* **TO BE DONE**:
Beginning with the first line, set down every line through the one containing "const residuals = [0, 172, -97, -327, 305];", exactly as it appears, but not the pictures.

* **DATA**:
━━━━
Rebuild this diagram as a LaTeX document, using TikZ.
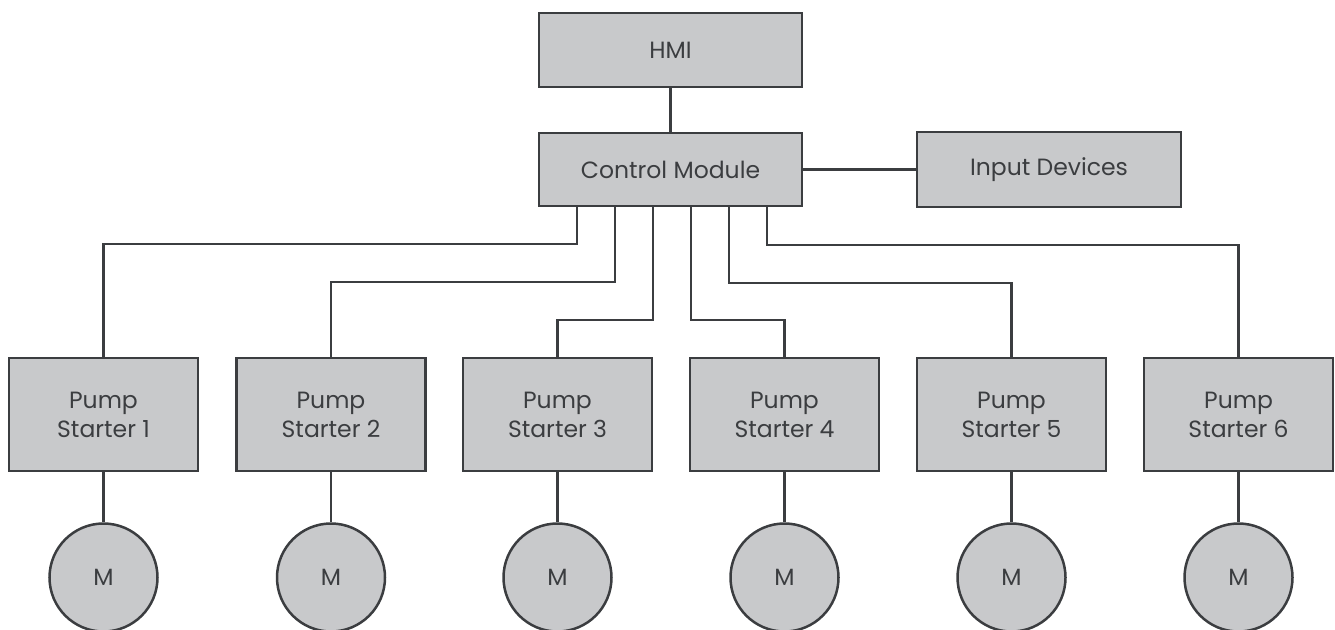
\documentclass[tikz,border=0pt]{standalone}
\usepackage{fontspec}
\setmainfont{Poppins}
\definecolor{edge}{HTML}{3B3D40}
\definecolor{boxfill}{HTML}{C8C9CB}
\begin{document}
\begin{tikzpicture}[x=1pt,y=-1pt,
  box/.style={draw=edge,fill=boxfill,line width=2.5pt,rectangle,inner sep=0pt,
    text=edge,font=\fontsize{23.5}{29}\selectfont,align=center},
  motor/.style={draw=edge,fill=boxfill,line width=2.5pt,circle,inner sep=0pt,
    minimum size=108pt,text=edge,font=\fontsize{23.5}{29}\selectfont},
  link/.style={draw=edge,line width=2.5pt}]
\useasboundingbox (0,0) rectangle (1335,629);
\node[box,minimum width=263pt,minimum height=74pt] (hmi) at (670.5,50) {HMI};
\node[box,minimum width=263pt,minimum height=73pt] (cm) at (670.5,169.5) {Control Module};
\node[box,minimum width=264pt,minimum height=75pt] (inp) at (1049,169.5) {Input Devices};
\foreach \i/\x in {1/103.5,2/331,3/557.5,4/784.5,5/1011.5,6/1238.5}{
  \node[box,minimum width=189pt,minimum height=113pt] (p\i) at (\x,414.5) {Pump\\Starter \i};
  \node[motor] (m\i) at (\x,577.5) {M};
  \draw[link] (p\i.south) -- (m\i.north);
}
\draw[link] (hmi.south) -- (hmi.south |- cm.north);
\draw[link] (cm.east) -- (inp.west);
\foreach \i/\sx/\hy in {1/577/244,2/615/282,3/653/320,4/691/320,5/729/283,6/767/245}{
  \coordinate (s\i) at (\sx,\hy);
  \draw[link] (s\i |- cm.south) -- (s\i) -| (p\i.north);
}
\end{tikzpicture}
\end{document}
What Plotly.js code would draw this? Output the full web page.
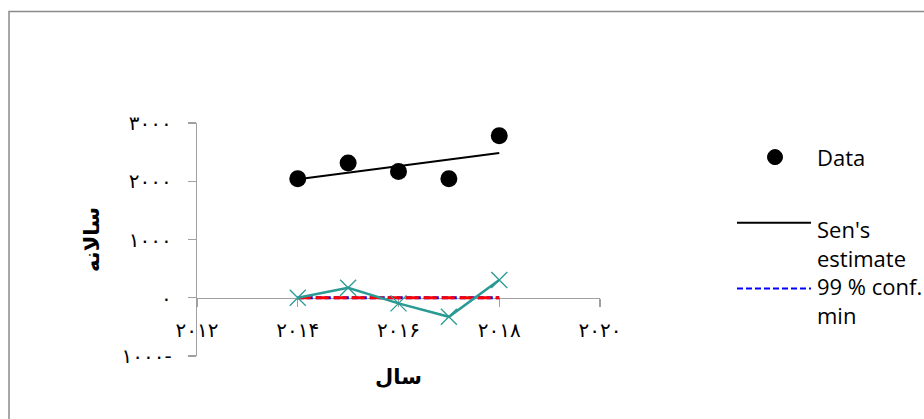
<!DOCTYPE html>
<html>
<head>
<meta charset="utf-8">
<script src="https://cdn.plot.ly/plotly-3.0.1.min.js"></script>
<style>html,body{margin:0;padding:0;background:#fff;}</style>
</head>
<body>
<div id="chart" style="width:924px;height:419px;"></div>
<script>
// ---- data ----
const years = [2014, 2015, 2016, 2017, 2018];
const dataValues = [2043, 2313, 2169, 2043, 2783];
const senYears = [2014, 2018];
const senValues = [2034, 2485];
const confMinValues = [0, 0];
const confMaxValues = [0, 0];
const residuals = [0, 172, -97, -327, 305];

const xTickVals = [2012, 2014, 2016, 2018, 2020];
const xTickText = ['۲۰۱۲', '۲۰۱۴', '۲۰۱۶', '۲۰۱۸', '۲۰۲۰'];
const yTickVals = [-1000, 0, 1000, 2000, 3000];
const yTickText = ['۱۰۰۰-', '۰', '۱۰۰۰', '۲۰۰۰', '۳۰۰۰'];

const legendNames = ['Data', "Sen's", 'estimate', '99 % conf.', 'min'];
const xTitle = 'سال';
const yTitle = 'سالانه';

// ---- layout geometry (pixels) ----
const W = 924, H = 419;
const L = 197, R = 600, T = 123.3, B = 355.7;
const px = x => (x - L) / (R - L);
const py = y => (B - y) / (B - T);

const axisGray = '#a0a0a0';
const teal = '#2a9a94';

const traces = [
  {x: senYears, y: confMinValues, mode: 'lines', name: '99 % conf. min',
   line: {color: '#0000ff', width: 3, dash: '6px,3px'}},
  {x: senYears, y: confMaxValues, mode: 'lines', name: '99 % conf. max',
   line: {color: '#ff0000', width: 3, dash: '13px,5px'}},
  {x: years, y: residuals, mode: 'lines+markers', name: 'Residuals',
   line: {color: teal, width: 2.5},
   marker: {symbol: 'x-thin', size: 16, color: teal, line: {color: teal, width: 1.3}}},
  {x: senYears, y: senValues, mode: 'lines', name: "Sen's estimate",
   line: {color: '#000000', width: 2}},
  {x: years, y: dataValues, mode: 'markers', name: 'Data',
   marker: {symbol: 'circle', size: 17, color: '#000000'}}
];

const legendFont = {family: 'Open Sans', size: 22, color: '#000'};
const textX = px(815);
const legendRows = [157, 229, 258, 286, 315];
const annotations = legendNames.map((t, i) => ({
  text: t, xref: 'paper', yref: 'paper', x: textX, y: py(legendRows[i]),
  xanchor: 'left', yanchor: 'middle', showarrow: false, font: legendFont
}));

const shapes = [
  // outer chart border
  {type: 'rect', xref: 'paper', yref: 'paper', x0: px(9), x1: px(940), y0: py(440), y1: py(12),
   line: {color: '#8a8a8a', width: 1.5}, fillcolor: 'rgba(0,0,0,0)'},
  // legend symbols
  {type: 'circle', xref: 'paper', yref: 'paper', x0: px(767.5), x1: px(782.5), y0: py(164.8), y1: py(149.8),
   fillcolor: '#000', line: {color: '#000', width: 1}},
  {type: 'line', xref: 'paper', yref: 'paper', x0: px(737), x1: px(811), y0: py(222.7), y1: py(222.7),
   line: {color: '#000', width: 2}},
  {type: 'line', xref: 'paper', yref: 'paper', x0: px(737), x1: px(811), y0: py(288.3), y1: py(288.3),
   line: {color: '#0000ff', width: 2, dash: '6px,3px'}}
];

const tickFont = {family: 'DejaVu Sans', size: 20, color: '#000'};
const titleFont = {family: 'DejaVu Sans', size: 21, color: '#000', weight: 'bold'};

const layout = {
  width: W, height: H,
  margin: {l: L, r: W - R, t: T, b: H - B, pad: 0},
  paper_bgcolor: '#fff', plot_bgcolor: '#fff',
  showlegend: false,
  xaxis: {
    range: [2012, 2020], tickvals: xTickVals, ticktext: xTickText,
    anchor: 'free', position: 0.25, layer: 'below traces',
    showline: true, linecolor: axisGray, linewidth: 1.3,
    ticks: 'outside', ticklen: 8, tickcolor: axisGray, tickwidth: 1.3,
    showgrid: false, zeroline: false, tickfont: tickFont, ticklabelstandoff: 6,
    title: {text: xTitle, font: titleFont, standoff: 28}
  },
  yaxis: {
    range: [-1000, 3000], tickvals: yTickVals, ticktext: yTickText, layer: 'below traces',
    showline: true, linecolor: axisGray, linewidth: 1.3,
    ticks: 'outside', ticklen: 8, tickcolor: axisGray, tickwidth: 1.3,
    showgrid: false, zeroline: false, tickfont: tickFont, ticklabelstandoff: 12,
    title: {text: yTitle, font: titleFont, standoff: 16}
  },
  shapes: shapes,
  annotations: annotations
};

Plotly.newPlot('chart', traces, layout, {displayModeBar: false, staticPlot: true});
</script>
</body>
</html>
━━━━
* **EXPECTED ANSWER**:
Rebuild this diagram as a LaTeX document, using TikZ.
\documentclass[tikz,border=0pt]{standalone}
\usepackage{fontspec}
\setmainfont{Poppins}
\definecolor{edge}{HTML}{3B3D40}
\definecolor{boxfill}{HTML}{C8C9CB}
\begin{document}
\begin{tikzpicture}[x=1pt,y=-1pt,
  box/.style={draw=edge,fill=boxfill,line width=2.5pt,rectangle,inner sep=0pt,
    text=edge,font=\fontsize{23.5}{29}\selectfont,align=center},
  motor/.style={draw=edge,fill=boxfill,line width=2.5pt,circle,inner sep=0pt,
    minimum size=108pt,text=edge,font=\fontsize{23.5}{29}\selectfont},
  link/.style={draw=edge,line width=2.5pt}]
\useasboundingbox (0,0) rectangle (1335,629);
\node[box,minimum width=263pt,minimum height=74pt] (hmi) at (670.5,50) {HMI};
\node[box,minimum width=263pt,minimum height=73pt] (cm) at (670.5,169.5) {Control Module};
\node[box,minimum width=264pt,minimum height=75pt] (inp) at (1049,169.5) {Input Devices};
\foreach \i/\x in {1/103.5,2/331,3/557.5,4/784.5,5/1011.5,6/1238.5}{
  \node[box,minimum width=189pt,minimum height=113pt] (p\i) at (\x,414.5) {Pump\\Starter \i};
  \node[motor] (m\i) at (\x,577.5) {M};
  \draw[link] (p\i.south) -- (m\i.north);
}
\draw[link] (hmi.south) -- (hmi.south |- cm.north);
\draw[link] (cm.east) -- (inp.west);
\foreach \i/\sx/\hy in {1/577/244,2/615/282,3/653/320,4/691/320,5/729/283,6/767/245}{
  \coordinate (s\i) at (\sx,\hy);
  \draw[link] (s\i |- cm.south) -- (s\i) -| (p\i.north);
}
\end{tikzpicture}
\end{document}
What Plotly.js code would draw this? Output the full web page.
<!DOCTYPE html>
<html>
<head>
<meta charset="utf-8">
<script src="https://cdn.plot.ly/plotly-3.0.1.min.js"></script>
<style>html,body{margin:0;padding:0;background:#fff;}</style>
</head>
<body>
<div id="chart" style="width:924px;height:419px;"></div>
<script>
// ---- data ----
const years = [2014, 2015, 2016, 2017, 2018];
const dataValues = [2043, 2313, 2169, 2043, 2783];
const senYears = [2014, 2018];
const senValues = [2034, 2485];
const confMinValues = [0, 0];
const confMaxValues = [0, 0];
const residuals = [0, 172, -97, -327, 305];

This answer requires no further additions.